Job: Transcribe the lines below verbatim, skipping the images.

Supplied information:

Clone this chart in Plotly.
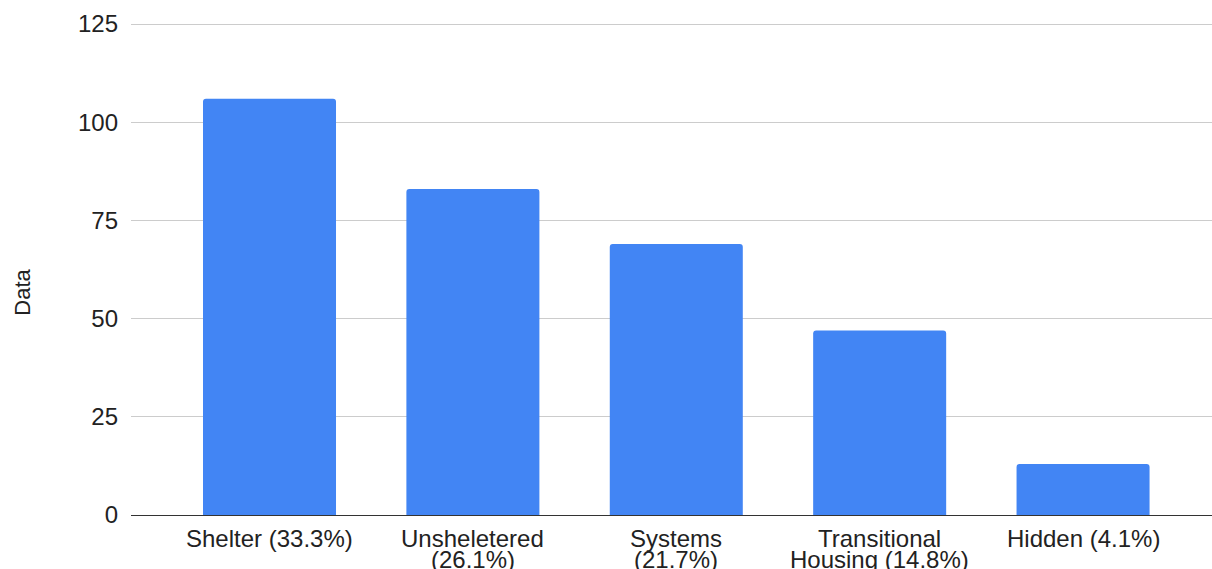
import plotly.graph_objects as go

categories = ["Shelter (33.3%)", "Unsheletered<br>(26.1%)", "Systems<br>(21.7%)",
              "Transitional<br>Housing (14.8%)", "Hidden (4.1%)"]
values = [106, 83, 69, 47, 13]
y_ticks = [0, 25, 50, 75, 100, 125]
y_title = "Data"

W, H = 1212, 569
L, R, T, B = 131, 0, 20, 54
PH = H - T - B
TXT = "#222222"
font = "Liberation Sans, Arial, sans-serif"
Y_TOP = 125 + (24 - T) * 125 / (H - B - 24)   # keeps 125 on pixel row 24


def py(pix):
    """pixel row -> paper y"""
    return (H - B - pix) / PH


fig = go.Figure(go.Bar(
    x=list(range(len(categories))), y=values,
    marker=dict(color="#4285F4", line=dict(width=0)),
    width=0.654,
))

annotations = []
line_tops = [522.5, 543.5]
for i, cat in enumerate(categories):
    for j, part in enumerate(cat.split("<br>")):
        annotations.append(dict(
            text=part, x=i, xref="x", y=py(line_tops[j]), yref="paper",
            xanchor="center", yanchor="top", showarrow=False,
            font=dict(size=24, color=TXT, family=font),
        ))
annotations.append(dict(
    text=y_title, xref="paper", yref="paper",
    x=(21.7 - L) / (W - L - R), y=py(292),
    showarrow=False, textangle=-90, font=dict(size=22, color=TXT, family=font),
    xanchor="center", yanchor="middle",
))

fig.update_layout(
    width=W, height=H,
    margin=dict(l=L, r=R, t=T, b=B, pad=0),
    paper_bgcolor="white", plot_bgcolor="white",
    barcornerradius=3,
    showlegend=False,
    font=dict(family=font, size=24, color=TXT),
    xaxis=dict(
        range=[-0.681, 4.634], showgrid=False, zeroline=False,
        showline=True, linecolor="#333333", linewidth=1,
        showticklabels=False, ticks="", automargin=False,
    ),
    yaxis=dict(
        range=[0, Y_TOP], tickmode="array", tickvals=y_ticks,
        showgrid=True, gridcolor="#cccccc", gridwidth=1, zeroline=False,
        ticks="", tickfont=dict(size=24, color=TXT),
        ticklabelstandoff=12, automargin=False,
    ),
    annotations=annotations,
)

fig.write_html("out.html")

Result for this exercise:
Clone this chart in Plotly.
import plotly.graph_objects as go

categories = ["Shelter (33.3%)", "Unsheletered<br>(26.1%)", "Systems<br>(21.7%)",
              "Transitional<br>Housing (14.8%)", "Hidden (4.1%)"]
values = [106, 83, 69, 47, 13]
y_ticks = [0, 25, 50, 75, 100, 125]
y_title = "Data"

W, H = 1212, 569
L, R, T, B = 131, 0, 20, 54
PH = H - T - B
TXT = "#222222"
font = "Liberation Sans, Arial, sans-serif"
Y_TOP = 125 + (24 - T) * 125 / (H - B - 24)   # keeps 125 on pixel row 24


def py(pix):
    """pixel row -> paper y"""
    return (H - B - pix) / PH


fig = go.Figure(go.Bar(
    x=list(range(len(categories))), y=values,
    marker=dict(color="#4285F4", line=dict(width=0)),
    width=0.654,
))

annotations = []
line_tops = [522.5, 543.5]
for i, cat in enumerate(categories):
    for j, part in enumerate(cat.split("<br>")):
        annotations.append(dict(
            text=part, x=i, xref="x", y=py(line_tops[j]), yref="paper",
            xanchor="center", yanchor="top", showarrow=False,
            font=dict(size=24, color=TXT, family=font),
        ))
annotations.append(dict(
    text=y_title, xref="paper", yref="paper",
    x=(21.7 - L) / (W - L - R), y=py(292),
    showarrow=False, textangle=-90, font=dict(size=22, color=TXT, family=font),
    xanchor="center", yanchor="middle",
))

fig.update_layout(
    width=W, height=H,
    margin=dict(l=L, r=R, t=T, b=B, pad=0),
    paper_bgcolor="white", plot_bgcolor="white",
    barcornerradius=3,
    showlegend=False,
    font=dict(family=font, size=24, color=TXT),
    xaxis=dict(
        range=[-0.681, 4.634], showgrid=False, zeroline=False,
        showline=True, linecolor="#333333", linewidth=1,
        showticklabels=False, ticks="", automargin=False,
    ),
    yaxis=dict(
        range=[0, Y_TOP], tickmode="array", tickvals=y_ticks,
        showgrid=True, gridcolor="#cccccc", gridwidth=1, zeroline=False,
        ticks="", tickfont=dict(size=24, color=TXT),
        ticklabelstandoff=12, automargin=False,
    ),
    annotations=annotations,
)

fig.write_html("out.html")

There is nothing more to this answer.